Aloha Airlines Ends Interisland Cargo Service

Carrier Flew 85 Percent Of Hawaii's Packages, Mail

Cargo operations in Hawaii took a major hit Monday, when bankrupt Aloha Airlines shut down its cargo division after being denied additional financing by its primary lender.

Despite the operation's profitability -- Aloha carries 85 percent of Hawaiian interisland cargo, including mail -- GMAC Commercial Finance pulled further financing to keep Aloha going, after both bidders for the cargo service withdrew their bids.

The Associated Press reports one of those companies, Jupiter Holdings Group, pulled out when Aloha and GMAC raised the asking price for the cargo division to $15 million -- above Jupiter's $13.65 million offer, which was the highest bid received.
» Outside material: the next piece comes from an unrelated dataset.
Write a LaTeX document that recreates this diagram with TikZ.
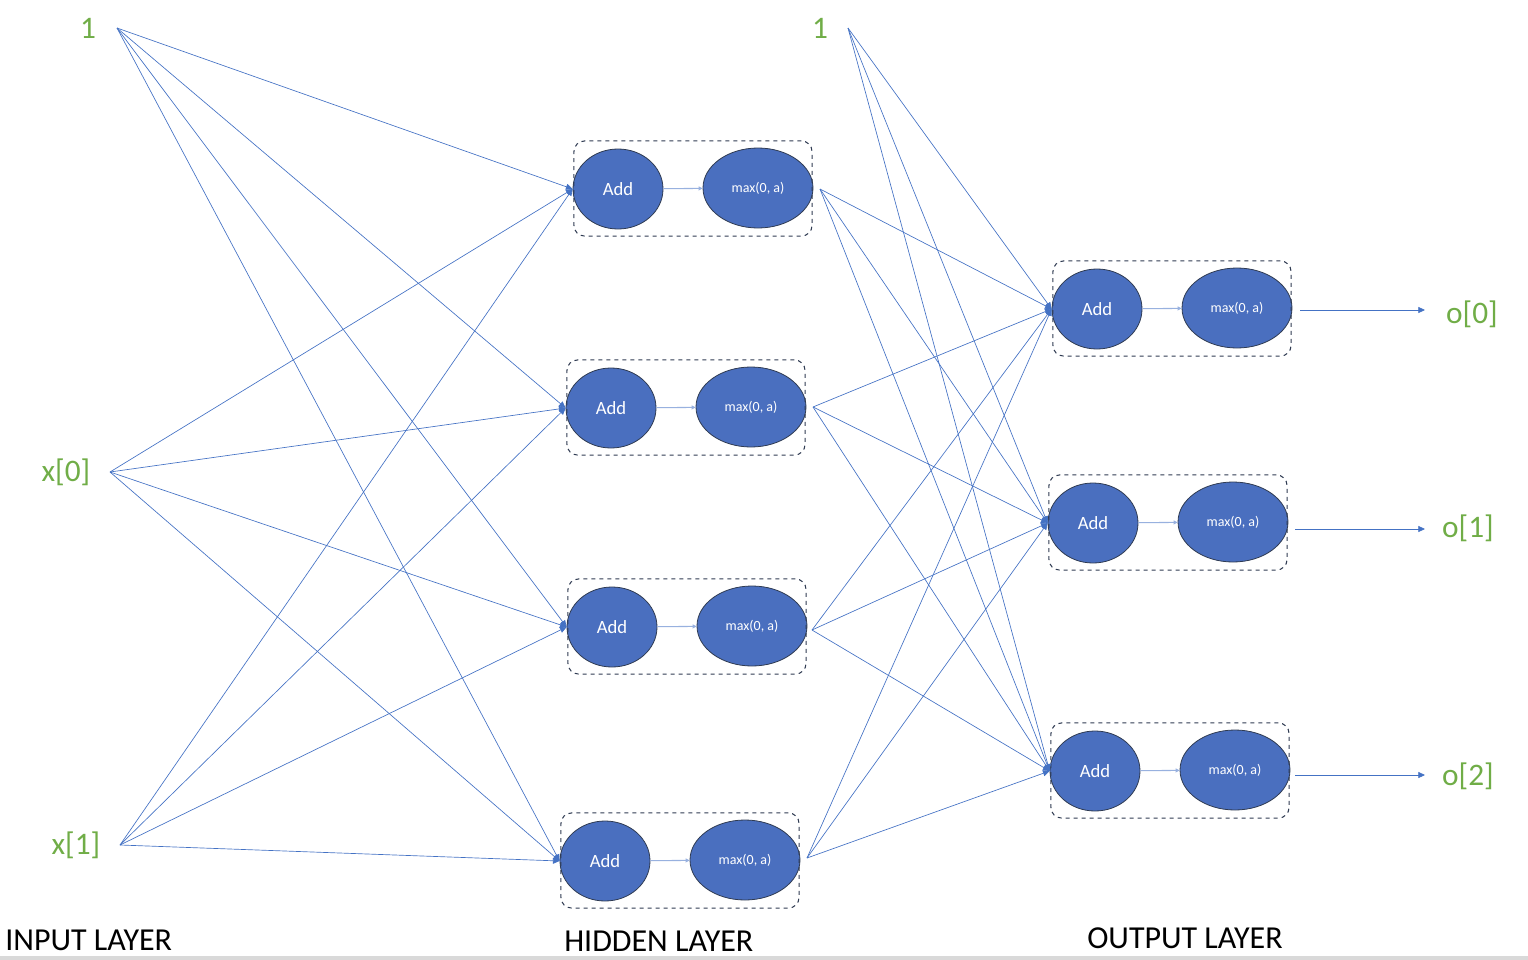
\documentclass[tikz,border=0pt]{standalone}
\usepackage{fontspec}
\setmainfont{Carlito}
\usetikzlibrary{shapes.geometric,arrows.meta,fit}
\definecolor{obl}{HTML}{4472C4}
\definecolor{fil}{HTML}{4A6FBF}
\definecolor{ogr}{HTML}{70AD47}
\definecolor{odk}{HTML}{2F3B52}
\newcommand\mkblock[3]{%
  \node[addn] (#1a) at (#2,#3) {Add};
  \node[maxn] (#1m) at (#2+140,#3-1) {max(0, a)};
  \draw[innerarr] (#1a) -- (#1m);
  \node[grp,fit=(#1a)(#1m)] (#1b) {};
}
\begin{document}
\begin{tikzpicture}[x=0.75pt,y=-0.75pt,
  addn/.style={ellipse,draw=odk,line width=0.6pt,fill=fil,text=white,minimum width=67.5pt,minimum height=60pt,inner sep=0pt,font=\fontsize{14}{16}\selectfont},
  maxn/.style={ellipse,draw=odk,line width=0.6pt,fill=fil,text=white,minimum width=82.5pt,minimum height=60pt,inner sep=0pt,font=\fontsize{10.5}{12}\selectfont},
  grp/.style={draw=odk,dashed,rounded corners=8pt,line width=0.8pt,inner xsep=-1pt,inner ysep=5pt},
  lbl/.style={text=ogr,font=\fontsize{23.5}{26}\selectfont},
  layer/.style={font=\fontsize{24}{27}\selectfont,anchor=base west,inner sep=0pt},
  wire/.style={draw=obl,line width=0.5pt,-{Triangle[length=5pt,width=4.5pt]}},
  innerarr/.style={draw=obl!55,line width=0.8pt,-{Triangle[length=3pt,width=3pt]}}
]
\useasboundingbox (0,0) rectangle (1528,960);
\fill[black!15] (0,956) rectangle (1528,960);

% input labels and source points
\node[lbl] (l1) at (88,28) {1};
\node[lbl] (lx0) at (66,472) {x[0]};
\node[lbl] (lx1) at (76,845) {x[1]};
\node[lbl] (l2) at (820,28) {1};
\coordinate (i1) at (117,28);
\coordinate (i2) at (110,472);
\coordinate (i3) at (120,845);
\coordinate (s2) at (848,28);

% hidden layer
\mkblock{h1}{618}{189}
\mkblock{h2}{611}{408}
\mkblock{h3}{612}{627}
\mkblock{h4}{605}{861}
\coordinate (h1o) at (820,189);
\coordinate (h2o) at (813,407);
\coordinate (h3o) at (812,630);
\coordinate (h4o) at (807,858);

% output layer
\mkblock{o1}{1097}{309}
\mkblock{o2}{1093}{523}
\mkblock{o3}{1095}{771}

\foreach \src in {i1,i2,i3}
  \foreach \dst in {h1,h2,h3,h4}
    \draw[wire] (\src) -- (\dst a.west);
\foreach \src in {s2,h1o,h2o,h3o,h4o}
  \foreach \dst in {o1,o2,o3}
    \draw[wire] (\src) -- (\dst a.west);

% outputs
\coordinate (o1t) at (1425,310);
\coordinate (o2t) at (1425,529);
\coordinate (o3t) at (1425,775);
\draw[wire] (1300,310) -- (o1t);
\draw[wire] (1295,529) -- (o2t);
\draw[wire] (1295,775) -- (o3t);
\node[lbl] (lo0) at (1472,314) {o[0]};
\node[lbl] (lo1) at (1468,528) {o[1]};
\node[lbl] (lo2) at (1468,776) {o[2]};

% layer captions
\node[layer] (cin) at (5,950) {INPUT LAYER};
\node[layer] (chid) at (564,951) {HIDDEN LAYER};
\node[layer] (cout) at (1087,948) {OUTPUT LAYER};
\end{tikzpicture}
\end{document}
Loss of funding means the assets of Aloha's cargo operation will be liquidated... and leaves the mayors of Maui, Kauai and the Big Island scrambling to establish continuing interisland cargo service.

"Because it was a grim possibility, it takes us all by surprise," US Bankruptcy Court Judge Lloyd King said.

As ANN reported, Aloha filed for Chapter 11 bankruptcy March 20, but continued operating its passenger service in hopes a buyer would materialize. No one stepped up to take over the unprofitable enterprise, however, and the carrier stopped all passenger operations March 31.

In business for 61 years, Aloha blamed its decision on rising fuel prices, and stiff competition from upstart carrier go! Airlines. That discount airline's entry into the Hawaii interisland passenger-carrying market in summer 2006 shook up the market dominated for years by Aloha and rival Hawaiian Airlines, as the Mesa Air Group subsidiary offered money-losing fares as low as $39 to attract fliers.

Aloha's air cargo business was its only division to make a large profit. Earlier this month, Aloha also announced the sale of the airline's moderately-profitable contract services division to Pacific Air Cargo for $2.2 million.